━━ STORED ROWS
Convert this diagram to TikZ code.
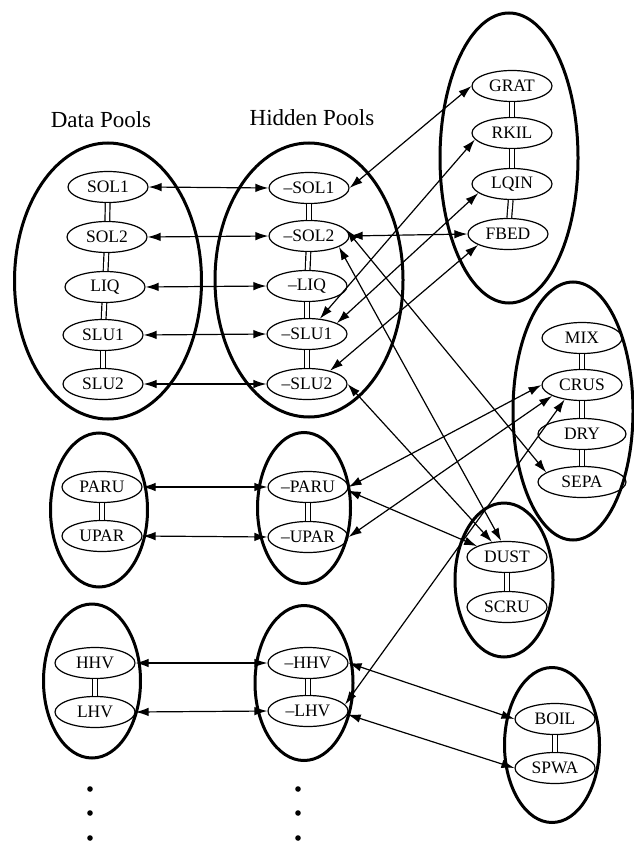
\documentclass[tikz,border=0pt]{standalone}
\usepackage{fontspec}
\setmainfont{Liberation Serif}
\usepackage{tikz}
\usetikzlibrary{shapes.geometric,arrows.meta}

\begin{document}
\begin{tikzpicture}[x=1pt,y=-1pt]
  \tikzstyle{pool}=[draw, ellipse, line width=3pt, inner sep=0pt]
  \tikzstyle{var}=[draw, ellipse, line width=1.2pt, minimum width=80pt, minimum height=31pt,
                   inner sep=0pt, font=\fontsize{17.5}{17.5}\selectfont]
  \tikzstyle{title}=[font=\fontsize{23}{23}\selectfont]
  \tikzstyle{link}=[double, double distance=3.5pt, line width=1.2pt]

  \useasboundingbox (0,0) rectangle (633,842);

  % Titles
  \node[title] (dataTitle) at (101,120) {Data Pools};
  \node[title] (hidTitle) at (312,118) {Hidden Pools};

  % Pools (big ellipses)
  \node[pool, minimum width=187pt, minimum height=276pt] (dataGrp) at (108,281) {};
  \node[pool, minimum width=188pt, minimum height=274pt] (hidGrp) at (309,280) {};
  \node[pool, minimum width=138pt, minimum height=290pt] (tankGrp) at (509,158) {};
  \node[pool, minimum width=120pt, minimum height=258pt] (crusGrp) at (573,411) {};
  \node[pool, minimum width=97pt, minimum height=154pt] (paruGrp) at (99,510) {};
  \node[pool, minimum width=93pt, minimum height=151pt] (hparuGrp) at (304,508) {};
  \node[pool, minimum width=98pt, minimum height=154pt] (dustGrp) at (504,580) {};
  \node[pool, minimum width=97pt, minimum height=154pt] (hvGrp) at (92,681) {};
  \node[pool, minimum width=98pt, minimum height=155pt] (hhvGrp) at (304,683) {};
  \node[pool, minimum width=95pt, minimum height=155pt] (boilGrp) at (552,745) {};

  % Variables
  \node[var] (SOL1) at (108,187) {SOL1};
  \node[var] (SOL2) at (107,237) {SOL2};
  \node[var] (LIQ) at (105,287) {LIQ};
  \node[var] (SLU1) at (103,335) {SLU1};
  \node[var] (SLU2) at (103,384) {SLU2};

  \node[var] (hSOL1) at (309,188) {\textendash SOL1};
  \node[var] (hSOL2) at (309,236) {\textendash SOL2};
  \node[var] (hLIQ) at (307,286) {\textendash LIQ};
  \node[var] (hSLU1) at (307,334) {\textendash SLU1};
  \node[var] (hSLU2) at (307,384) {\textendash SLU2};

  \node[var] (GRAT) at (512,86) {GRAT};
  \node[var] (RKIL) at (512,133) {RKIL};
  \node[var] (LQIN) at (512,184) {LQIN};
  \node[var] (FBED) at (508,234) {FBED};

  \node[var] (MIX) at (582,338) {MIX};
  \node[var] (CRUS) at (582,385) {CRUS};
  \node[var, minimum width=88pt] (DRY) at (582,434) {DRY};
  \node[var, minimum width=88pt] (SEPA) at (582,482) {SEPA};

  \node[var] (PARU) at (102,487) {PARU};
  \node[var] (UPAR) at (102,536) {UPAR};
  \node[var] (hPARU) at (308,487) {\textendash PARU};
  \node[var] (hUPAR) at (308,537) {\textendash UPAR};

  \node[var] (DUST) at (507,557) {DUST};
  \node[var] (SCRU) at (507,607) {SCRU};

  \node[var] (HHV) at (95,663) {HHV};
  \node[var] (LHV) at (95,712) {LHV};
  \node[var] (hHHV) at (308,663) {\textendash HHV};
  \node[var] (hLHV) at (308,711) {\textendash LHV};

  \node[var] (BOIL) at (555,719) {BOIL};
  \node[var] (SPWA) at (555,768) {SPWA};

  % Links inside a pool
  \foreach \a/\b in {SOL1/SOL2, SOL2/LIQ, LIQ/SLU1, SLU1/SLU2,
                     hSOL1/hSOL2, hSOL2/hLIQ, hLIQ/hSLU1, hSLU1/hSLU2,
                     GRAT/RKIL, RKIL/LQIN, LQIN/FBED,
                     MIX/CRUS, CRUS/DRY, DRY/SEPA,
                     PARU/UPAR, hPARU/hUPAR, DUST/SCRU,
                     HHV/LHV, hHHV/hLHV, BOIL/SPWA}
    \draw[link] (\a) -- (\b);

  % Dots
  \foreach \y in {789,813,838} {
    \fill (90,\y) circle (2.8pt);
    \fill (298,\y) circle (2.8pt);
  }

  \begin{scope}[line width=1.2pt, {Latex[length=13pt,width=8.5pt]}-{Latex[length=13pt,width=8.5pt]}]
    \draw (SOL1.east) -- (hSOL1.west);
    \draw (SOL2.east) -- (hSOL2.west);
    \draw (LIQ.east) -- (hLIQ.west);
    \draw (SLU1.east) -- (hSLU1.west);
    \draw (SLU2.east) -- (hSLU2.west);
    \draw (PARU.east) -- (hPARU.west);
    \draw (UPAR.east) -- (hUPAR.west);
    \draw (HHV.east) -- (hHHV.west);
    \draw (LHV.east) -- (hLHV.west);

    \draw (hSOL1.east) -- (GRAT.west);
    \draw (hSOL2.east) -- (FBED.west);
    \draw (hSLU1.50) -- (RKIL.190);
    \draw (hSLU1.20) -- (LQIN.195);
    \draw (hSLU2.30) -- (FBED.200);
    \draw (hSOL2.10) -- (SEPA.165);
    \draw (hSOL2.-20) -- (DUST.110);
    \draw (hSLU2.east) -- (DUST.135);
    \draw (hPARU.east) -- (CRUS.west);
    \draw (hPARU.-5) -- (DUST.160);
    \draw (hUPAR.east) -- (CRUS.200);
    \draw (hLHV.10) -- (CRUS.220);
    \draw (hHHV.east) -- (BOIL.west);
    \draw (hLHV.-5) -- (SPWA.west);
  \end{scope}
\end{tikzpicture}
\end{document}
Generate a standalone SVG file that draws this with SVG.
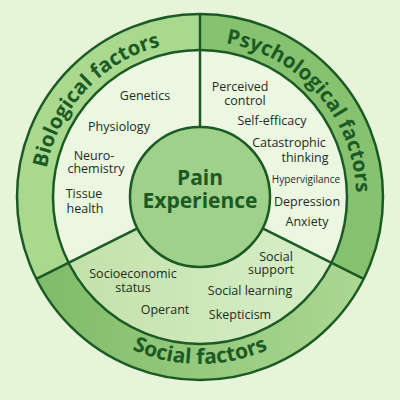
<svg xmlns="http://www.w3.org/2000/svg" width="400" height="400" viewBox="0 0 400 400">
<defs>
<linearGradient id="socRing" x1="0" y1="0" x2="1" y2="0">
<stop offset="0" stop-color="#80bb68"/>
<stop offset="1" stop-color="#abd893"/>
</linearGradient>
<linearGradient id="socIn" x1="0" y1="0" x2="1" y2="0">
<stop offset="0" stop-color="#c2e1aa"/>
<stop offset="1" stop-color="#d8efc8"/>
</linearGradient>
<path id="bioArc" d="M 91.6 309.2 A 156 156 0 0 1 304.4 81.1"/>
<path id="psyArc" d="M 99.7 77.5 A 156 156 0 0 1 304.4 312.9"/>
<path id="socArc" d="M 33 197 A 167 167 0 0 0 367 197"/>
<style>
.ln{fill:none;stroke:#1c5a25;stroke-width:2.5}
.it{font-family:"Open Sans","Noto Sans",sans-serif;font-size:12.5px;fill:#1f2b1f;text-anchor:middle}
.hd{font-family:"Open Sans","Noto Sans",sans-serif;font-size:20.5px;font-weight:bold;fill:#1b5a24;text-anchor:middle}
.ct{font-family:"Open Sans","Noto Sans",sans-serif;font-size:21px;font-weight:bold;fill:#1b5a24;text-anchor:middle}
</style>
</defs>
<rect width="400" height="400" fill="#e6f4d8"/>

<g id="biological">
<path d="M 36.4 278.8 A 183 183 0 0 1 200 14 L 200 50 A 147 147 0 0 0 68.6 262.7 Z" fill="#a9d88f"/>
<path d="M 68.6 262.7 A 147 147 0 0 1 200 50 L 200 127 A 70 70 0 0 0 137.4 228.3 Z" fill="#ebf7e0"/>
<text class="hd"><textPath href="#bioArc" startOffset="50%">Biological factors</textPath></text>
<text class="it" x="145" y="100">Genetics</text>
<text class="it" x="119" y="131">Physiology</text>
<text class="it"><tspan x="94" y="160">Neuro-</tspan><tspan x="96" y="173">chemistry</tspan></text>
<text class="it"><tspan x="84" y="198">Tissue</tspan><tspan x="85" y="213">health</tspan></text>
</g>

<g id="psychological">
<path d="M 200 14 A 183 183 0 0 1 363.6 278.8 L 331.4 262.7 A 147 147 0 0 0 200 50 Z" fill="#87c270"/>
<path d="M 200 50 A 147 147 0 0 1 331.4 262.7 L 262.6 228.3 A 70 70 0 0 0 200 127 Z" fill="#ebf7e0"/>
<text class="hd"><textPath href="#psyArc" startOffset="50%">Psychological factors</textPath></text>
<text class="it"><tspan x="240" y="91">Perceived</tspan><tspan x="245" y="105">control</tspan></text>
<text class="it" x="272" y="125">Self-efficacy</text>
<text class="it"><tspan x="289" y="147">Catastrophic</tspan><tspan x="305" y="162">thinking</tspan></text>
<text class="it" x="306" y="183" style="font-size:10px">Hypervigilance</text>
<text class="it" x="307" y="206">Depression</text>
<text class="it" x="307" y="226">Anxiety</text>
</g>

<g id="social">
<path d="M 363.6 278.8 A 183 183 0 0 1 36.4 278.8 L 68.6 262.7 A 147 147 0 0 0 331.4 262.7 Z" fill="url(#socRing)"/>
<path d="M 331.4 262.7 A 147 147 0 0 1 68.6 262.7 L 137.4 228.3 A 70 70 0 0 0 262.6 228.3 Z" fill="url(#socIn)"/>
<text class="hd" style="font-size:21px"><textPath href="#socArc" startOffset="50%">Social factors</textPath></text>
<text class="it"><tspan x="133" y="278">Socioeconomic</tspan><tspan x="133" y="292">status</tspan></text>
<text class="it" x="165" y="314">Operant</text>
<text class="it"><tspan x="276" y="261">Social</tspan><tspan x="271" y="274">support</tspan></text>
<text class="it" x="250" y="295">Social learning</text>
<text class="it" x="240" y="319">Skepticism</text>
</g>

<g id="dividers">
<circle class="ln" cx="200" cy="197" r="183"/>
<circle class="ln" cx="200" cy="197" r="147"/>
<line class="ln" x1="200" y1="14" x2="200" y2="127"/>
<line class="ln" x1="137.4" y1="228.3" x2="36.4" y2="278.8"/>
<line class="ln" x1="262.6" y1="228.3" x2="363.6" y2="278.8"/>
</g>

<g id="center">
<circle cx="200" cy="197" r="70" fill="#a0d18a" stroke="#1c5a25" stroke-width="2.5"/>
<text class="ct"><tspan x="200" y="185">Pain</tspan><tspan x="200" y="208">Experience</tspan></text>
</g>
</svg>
━━━━
» PROBLEM
Transcribe, from the records above, the first line and every line after it up to and including the line with "(hidTitle) at (312,118)"; omit pictures.

» ANSWER TO THIS EXERCISE
Convert this diagram to TikZ code.
\documentclass[tikz,border=0pt]{standalone}
\usepackage{fontspec}
\setmainfont{Liberation Serif}
\usepackage{tikz}
\usetikzlibrary{shapes.geometric,arrows.meta}

\begin{document}
\begin{tikzpicture}[x=1pt,y=-1pt]
  \tikzstyle{pool}=[draw, ellipse, line width=3pt, inner sep=0pt]
  \tikzstyle{var}=[draw, ellipse, line width=1.2pt, minimum width=80pt, minimum height=31pt,
                   inner sep=0pt, font=\fontsize{17.5}{17.5}\selectfont]
  \tikzstyle{title}=[font=\fontsize{23}{23}\selectfont]
  \tikzstyle{link}=[double, double distance=3.5pt, line width=1.2pt]

  \useasboundingbox (0,0) rectangle (633,842);

  % Titles
  \node[title] (dataTitle) at (101,120) {Data Pools};
  \node[title] (hidTitle) at (312,118) {Hidden Pools};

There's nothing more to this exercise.